# Records supplied
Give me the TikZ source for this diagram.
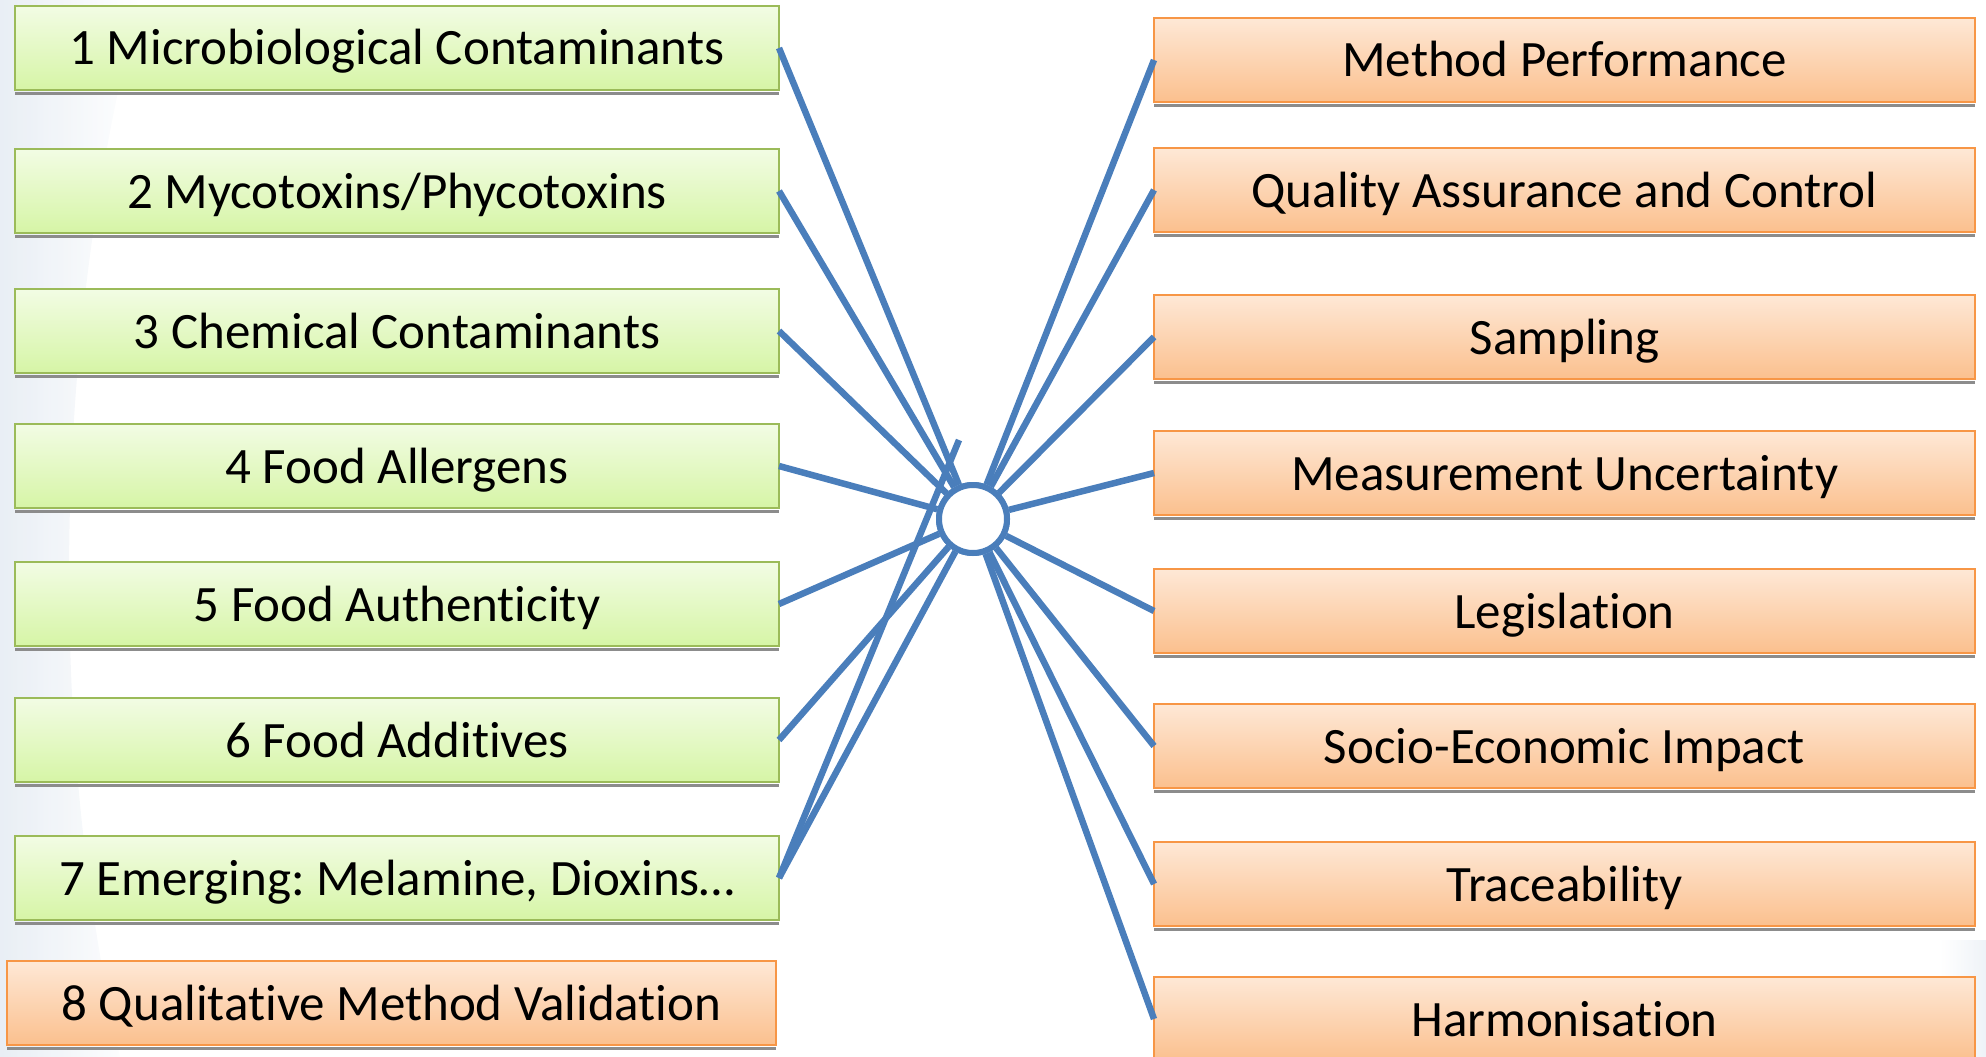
\documentclass[tikz,border=0pt]{standalone}
\usepackage{fontspec}
\setmainfont{Carlito}[RawFeature={-liga;-clig}]
\frenchspacing
\definecolor{gtop}{HTML}{F2FCE4}
\definecolor{gbot}{HTML}{D6F5A6}
\definecolor{gline}{HTML}{9BBB59}
\definecolor{otop}{HTML}{FEE8D6}
\definecolor{obot}{HTML}{FBC08E}
\definecolor{oline}{HTML}{F79646}
\definecolor{conn}{HTML}{4A7EBB}
\definecolor{shadowc}{HTML}{8C8C8C}
\definecolor{bgblue}{HTML}{E3EAF2}
\begin{document}
\begin{tikzpicture}[x=1pt,y=-1pt,
  box/.style={anchor=north west, inner sep=0pt, outer sep=0pt, minimum height=84pt,
    text height=34pt, text depth=0pt,
    font=\fontsize{51}{60}\selectfont\frenchspacing, text=black},
  greenbox/.style={box, draw=gline, line width=2.5pt, top color=gtop, bottom color=gbot, minimum width=764pt},
  orangebox/.style={box, draw=oline, line width=2.5pt, top color=otop, bottom color=obot, minimum width=821pt},
  link/.style={draw=conn, line width=6.5pt},
  hub/.style={circle, draw=conn, line width=6pt, fill=white, minimum size=68pt, inner sep=0pt}
]
\useasboundingbox (0,0) rectangle (1986,1057);
% faint slide background
\shade[left color=bgblue, right color=white, opacity=0.8]
  (0,0) -- (140,0) .. controls (60,300) and (40,700) .. (120,1057) -- (0,1057) -- cycle;
\shade[left color=white, right color=bgblue, opacity=0.6]
  (1940,940) -- (1986,940) -- (1986,1057) -- (1940,1057) -- cycle;

% left boxes
\node[greenbox] (L1) at (15,6)   {1 Microbiological Contaminants};
\node[greenbox] (L2) at (15,149) {2 Mycotoxins/Phycotoxins};
\node[greenbox] (L3) at (15,289) {3 Chemical Contaminants};
\node[greenbox] (L4) at (15,424) {4 Food Allergens};
\node[greenbox] (L5) at (15,562) {5 Food Authenticity};
\node[greenbox] (L6) at (15,698) {6 Food Additives};
\node[greenbox] (L7) at (15,836) {7 Emerging: Melamine, Dioxins…};
\node[orangebox, minimum width=769pt] (L8) at (7,961) {8 Qualitative Method Validation};

% right boxes
\node[orangebox] (R1) at (1154,18)  {Method Performance};
\node[orangebox] (R2) at (1154,148) {Quality Assurance and Control};
\node[orangebox] (R3) at (1154,295) {Sampling};
\node[orangebox] (R4) at (1154,431) {Measurement Uncertainty};
\node[orangebox] (R5) at (1154,569) {Legislation};
\node[orangebox] (R6) at (1154,704) {Socio-Economic Impact};
\node[orangebox] (R7) at (1154,842) {Traceability};
\node[orangebox] (R8) at (1154,977) {Harmonisation};

% shadows
\foreach \n in {L1,L2,L3,L4,L5,L6,L7,L8,R1,R2,R3,R4,R5,R6,R7}
  \fill[shadowc] ([yshift=-1.5pt]\n.south west) rectangle ([yshift=-5pt]\n.south east);

% hub
\node[hub] (c) at (973,519) {};
\coordinate (f7) at (959,440);

% connectors
\foreach \n in {L1,L2,L3,L4,L5,L6,L7}
  \draw[link] (\n.east) -- (c);
\foreach \n in {R1,R2,R3,R4,R5,R6,R7,R8}
  \draw[link] (\n.west) -- (c);
\draw[link] (L7.east) -- (f7);
\node[hub] at (c) {};
\end{tikzpicture}
\end{document}
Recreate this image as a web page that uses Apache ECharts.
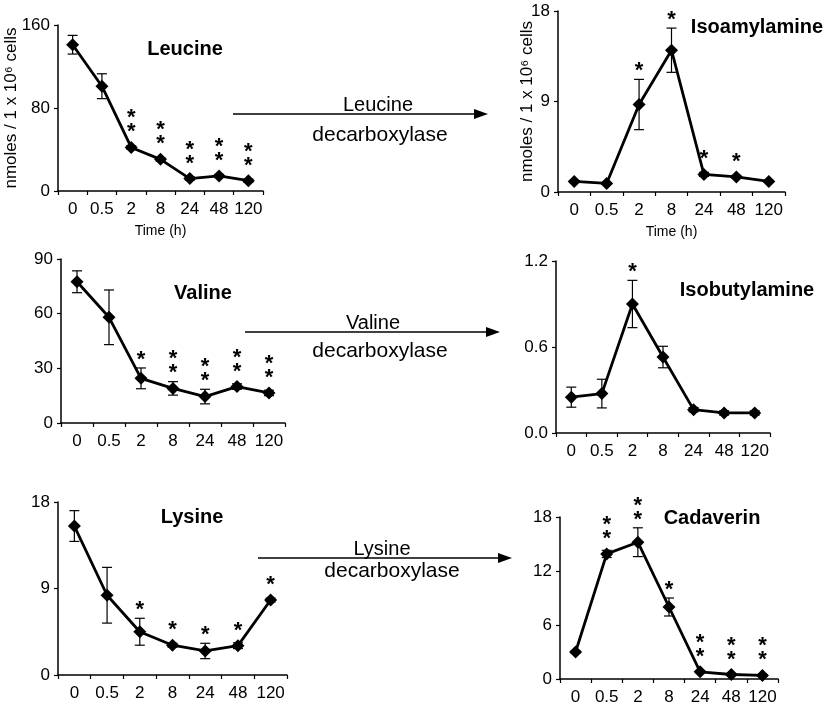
<!DOCTYPE html>
<html><head><meta charset="utf-8">
<script src="https://cdn.jsdelivr.net/npm/echarts/dist/echarts.min.js"></script>
<style>html,body{margin:0;padding:0;background:#fff}#c{width:829px;height:709px}</style>
</head><body><div id="c"></div>
<script>
const FONT = '"Liberation Sans", Arial, sans-serif';
const timeLabels = ['0', '0.5', '2', '8', '24', '48', '120'];

const leucine = [141, 101, 42, 30.5, 12, 14.5, 10];
const leucineErr = [9, 12, 1.5, 1.5, 1.5, 1.5, 1.5];
const leucineStars = [0, 0, 2, 2, 2, 2, 2];

const isoamylamine = [1.05, 0.85, 8.7, 14.1, 1.75, 1.5, 1.05];
const isoamylamineErr = [0.1, 0.1, 2.5, 2.2, 0.2, 0.15, 0.1];
const isoamylamineStars = [0, 0, 1, 1, 1, 1, 0];

const valine = [77.5, 58, 24.5, 19, 14.5, 20, 16.5];
const valineErr = [6, 15, 5.7, 3.7, 4, 1.5, 1.5];
const valineStars = [0, 0, 1, 2, 2, 2, 2];

const isobutylamine = [0.25, 0.275, 0.9, 0.53, 0.163, 0.14, 0.14];
const isobutylamineErr = [0.07, 0.1, 0.165, 0.075, 0.015, 0.015, 0.015];
const isobutylamineStars = [0, 0, 1, 0, 0, 0, 0];

const lysine = [15.5, 8.3, 4.5, 3.1, 2.5, 3.05, 7.8];
const lysineErr = [1.6, 2.9, 1.4, 0.2, 0.8, 0.3, 0.2];
const lysineStars = [0, 0, 1, 1, 1, 1, 1];

const cadaverin = [3.0, 13.9, 15.2, 8.0, 0.8, 0.5, 0.4];
const cadaverinErr = [0.1, 0.4, 1.6, 1.0, 0.1, 0.1, 0.1];
const cadaverinStars = [0, 2, 2, 1, 2, 2, 2];

const yLabel = 'nmoles / 1 x 10\u2076 cells';
const xName = 'Time (h)';

const panels = [
  {title: 'Leucine', vals: leucine, err: leucineErr, stars: leucineStars, max: 160, interval: 80,
   grid: {left: 58, top: 25, width: 205, height: 166}, tpos: [185, 49], yname: true, xname: true, ngap: 38},
  {title: 'Isoamylamine', vals: isoamylamine, err: isoamylamineErr, stars: isoamylamineStars, max: 18, interval: 9,
   grid: {left: 558, top: 11, width: 227, height: 181}, tpos: [757, 27], yname: true, xname: true, ngap: 22},
  {title: 'Valine', vals: valine, err: valineErr, stars: valineStars, max: 90, interval: 30,
   grid: {left: 61, top: 259, width: 224, height: 164}, tpos: [203, 293]},
  {title: 'Isobutylamine', vals: isobutylamine, err: isobutylamineErr, stars: isobutylamineStars, max: 1.2, interval: 0.6,
   grid: {left: 556, top: 261, width: 214, height: 172}, tpos: [747, 290], fmt: v => v.toFixed(1)},
  {title: 'Lysine', vals: lysine, err: lysineErr, stars: lysineStars, max: 18, interval: 9,
   grid: {left: 58, top: 502, width: 229, height: 173}, tpos: [192, 517]},
  {title: 'Cadaverin', vals: cadaverin, err: cadaverinErr, stars: cadaverinStars, max: 18, interval: 6,
   grid: {left: 560, top: 517, width: 218, height: 162}, tpos: [712, 518]}
];

const arrows = [
  {x1: 233, x2: 488, y: 114, top: 'Leucine', tx: 378, bx: 380, by: 135},
  {x1: 245, x2: 500, y: 332, top: 'Valine', tx: 373, bx: 380, by: 351},
  {x1: 258, x2: 512, y: 558, top: 'Lysine', tx: 382, bx: 392, by: 571}
];

const grids = [], xAxes = [], yAxes = [], series = [], graphics = [];

panels.forEach((p, i) => {
  grids.push(Object.assign({outerBoundsMode: 'none', containLabel: false}, p.grid));
  xAxes.push({
    type: 'category', gridIndex: i, data: timeLabels, boundaryGap: true,
    name: p.xname ? xName : '', nameLocation: 'middle', nameGap: 33, nameMoveOverlap: false,
    nameTextStyle: {color: '#000', fontSize: 14, fontFamily: FONT},
    axisLine: {show: true, lineStyle: {color: '#000', width: 1.5}},
    axisTick: {show: true, length: 4, alignWithLabel: false, lineStyle: {color: '#000', width: 1.2}},
    axisLabel: {color: '#000', fontSize: 17, margin: 10, fontFamily: FONT, interval: 0},
    splitLine: {show: false}
  });
  yAxes.push({
    type: 'value', gridIndex: i, min: 0, max: p.max, interval: p.interval,
    name: p.yname ? yLabel : '', nameLocation: 'middle', nameGap: p.ngap || 30, nameMoveOverlap: false,
    nameTextStyle: {color: '#000', fontSize: 17, fontFamily: FONT},
    axisLine: {show: true, lineStyle: {color: '#000', width: 1.5}},
    axisTick: {show: true, length: 4, lineStyle: {color: '#000', width: 1.2}},
    axisLabel: {color: '#000', fontSize: 17, margin: 8, fontFamily: FONT, formatter: p.fmt},
    splitLine: {show: false}
  });
  series.push({
    type: 'custom', xAxisIndex: i, yAxisIndex: i, silent: true, z: 3,
    data: p.vals.map((v, k) => [k, v, p.err[k]]),
    renderItem: (params, api) => {
      const x = api.value(0), v = api.value(1), e = api.value(2);
      const hi = api.coord([x, v + e]), lo = api.coord([x, v - e]);
      const w = 5, st = {stroke: '#000', lineWidth: 1.2};
      return {type: 'group', children: [
        {type: 'line', shape: {x1: hi[0], y1: hi[1], x2: lo[0], y2: lo[1]}, style: st},
        {type: 'line', shape: {x1: hi[0] - w, y1: hi[1], x2: hi[0] + w, y2: hi[1]}, style: st},
        {type: 'line', shape: {x1: lo[0] - w, y1: lo[1], x2: lo[0] + w, y2: lo[1]}, style: st}
      ]};
    }
  });
  series.push({
    type: 'line', xAxisIndex: i, yAxisIndex: i, data: p.vals, z: 4,
    symbol: 'diamond', symbolSize: 13,
    lineStyle: {color: '#000', width: 2.8}, itemStyle: {color: '#000'}
  });
  series.push({
    type: 'custom', xAxisIndex: i, yAxisIndex: i, silent: true, z: 5,
    data: p.vals.map((v, k) => [k, v, p.err[k], p.stars[k]]),
    renderItem: (params, api) => {
      const n = api.value(3);
      if (!n) return null;
      const x = api.value(0), v = api.value(1), e = api.value(2);
      const pt = api.coord([x, v]), hi = api.coord([x, v + e]);
      const top = Math.min(hi[1], pt[1] - 7);
      const children = [];
      for (let k = 0; k < n; k++) {
        children.push({type: 'text', style: {
          text: '*', x: pt[0], y: top - 8 - k * 14,
          align: 'center', verticalAlign: 'middle',
          font: 'bold 22px ' + FONT, fill: '#000'}});
      }
      return {type: 'group', children};
    }
  });
  graphics.push({type: 'text', style: {
    text: p.title, x: p.tpos[0], y: p.tpos[1], align: 'center', verticalAlign: 'middle',
    font: 'bold 20px ' + FONT, fill: '#000'}});
});

arrows.forEach(a => {
  graphics.push({type: 'line', shape: {x1: a.x1, y1: a.y, x2: a.x2 - 8, y2: a.y}, style: {stroke: '#000', lineWidth: 1.3}});
  graphics.push({type: 'polygon', shape: {points: [[a.x2 - 14, a.y - 5], [a.x2, a.y], [a.x2 - 14, a.y + 5]]}, style: {fill: '#000'}});
  graphics.push({type: 'text', style: {text: a.top, x: a.tx, y: a.y - 9, align: 'center', verticalAlign: 'middle', font: '20px ' + FONT, fill: '#000'}});
  graphics.push({type: 'text', style: {text: 'decarboxylase', x: a.bx, y: a.by, align: 'center', verticalAlign: 'middle', font: '21px ' + FONT, fill: '#000'}});
});

const chart = echarts.init(document.getElementById('c'), null, {renderer: 'canvas'});
chart.setOption({
  animation: false,
  backgroundColor: '#fff',
  grid: grids, xAxis: xAxes, yAxis: yAxes, series: series,
  graphic: {elements: graphics}
});
</script></body></html>
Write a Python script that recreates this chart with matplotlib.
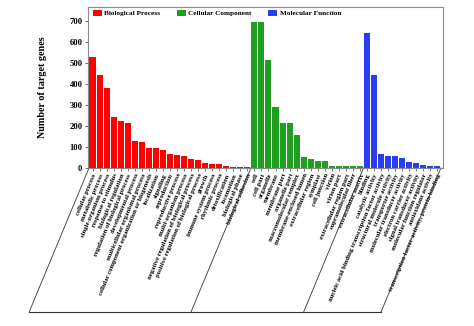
import numpy as np
import matplotlib
matplotlib.use("Agg")
import matplotlib.pyplot as plt
from matplotlib.patches import Patch
import matplotlib.transforms as mtransforms

plt.rcParams['font.family'] = ['Liberation Serif', 'DejaVu Serif']
plt.rcParams['font.weight'] = 'bold'

bp_terms = [
    "cellular process", "metabolic process", "single-organism process",
    "response to stimulus", "biological regulation",
    "regulation of biological process", "developmental process",
    "multicellular organismal process",
    "cellular component organization or biogenesis", "localization",
    "signaling", "reproduction", "reproductive process",
    "multi-organism process", "negative regulation of biological process",
    "positive regulation of biological process", "growth",
    "immune system process", "rhythmic process", "detoxification",
    "locomotion", "biological phase", "biological adhesion",
]
bp_counts = [528, 443, 379, 241, 222, 214, 129, 125, 97, 97, 84, 65, 63, 59,
             41, 38, 22, 21, 19, 8, 7, 6, 5]

cc_terms = [
    "cell", "cell part", "organelle", "membrane", "membrane part",
    "organelle part", "macromolecular complex", "membrane-enclosed lumen",
    "extracellular region", "symplast", "cell junction", "virion",
    "virion part", "extracellular region part", "supramolecular fiber",
    "extracellular matrix",
]
cc_counts = [694, 694, 514, 292, 214, 213, 159, 52, 41, 32, 32, 10, 10, 10,
             10, 9]

mf_terms = [
    "binding", "catalytic activity",
    "nucleic acid binding transcription factor activity",
    "structural molecule activity", "transporter activity",
    "molecular transducer activity", "electron carrier activity",
    "signal transducer activity", "molecular function regulator",
    "antioxidant activity", "transcription factor activity, protein binding",
]
mf_counts = [641, 443, 67, 57, 56, 48, 30, 25, 16, 11, 9]

groups = ["Biological Process", "Cellular Component", "Molecular Function"]
colors = ["#ff0000", "#1f9f1f", "#2a3cf4"]

terms = [bp_terms, cc_terms, mf_terms]
counts = [bp_counts, cc_counts, mf_counts]

fig = plt.figure(figsize=(4.74, 3.26), dpi=100)
ax = fig.add_axes([0.1857, 0.4847, 0.7489, 0.4938])

start = 0
bounds = [-0.5]
all_labels = []
for name, t, c, col in zip(groups, terms, counts, colors):
    x = np.arange(start, start + len(c))
    ax.bar(x, c, width=0.86, color=col, label=name)
    all_labels += t
    start += len(c)
    bounds.append(start - 0.5)

n = start
ax.set_xlim(-0.64, n - 0.2)
ax.set_ylim(0, 767)
ax.set_yticks(range(0, 701, 100))
ax.tick_params(axis='y', labelsize=6.2, length=2, width=0.6, pad=2, color='#555555')
for lab in ax.get_yticklabels():
    lab.set_fontweight('bold')
ax.set_ylabel("Number of target genes", fontsize=7.3, fontweight='bold', labelpad=16)

ax.set_xticks(np.arange(n))
ax.set_xticklabels(all_labels, rotation=67.4, ha='right', va='top',
                   rotation_mode='anchor', fontsize=4.8, fontweight='bold')
ax.tick_params(axis='x', length=2, width=0.5, pad=1.5, color='#444444')

for s in ax.spines.values():
    s.set_color('#8a8a8a')
    s.set_linewidth(0.8)

# group brackets below the labels
trans = mtransforms.blended_transform_factory(ax.transData, ax.transAxes)
drop = -0.894
shift = 8.5
for b in bounds:
    ax.plot([b, b - shift], [0, drop], color='#333333', lw=0.6,
            transform=trans, clip_on=False)
ax.plot([bounds[0] - shift, bounds[-1] - shift], [drop, drop],
        color='#333333', lw=0.8, transform=trans, clip_on=False)

handles = [Patch(facecolor=c, edgecolor='none', label=g) for g, c in zip(groups, colors)]
ax.legend(handles=handles, loc='upper left', bbox_to_anchor=(0.0, 1.01), ncol=3,
          frameon=False, handlelength=1.25, handleheight=0.85,
          handletextpad=0.35, columnspacing=2.3, borderaxespad=0.25,
          prop={'weight': 'bold', 'size': 5.2})

fig.savefig("out.png", dpi=100)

# Stated goal
Pick out the lines that contain "this" and copy them.

# Answer below
Give me the TikZ source for this diagram.
Recreate this image as a web page that uses Apache ECharts.
Write a Python script that recreates this chart with matplotlib.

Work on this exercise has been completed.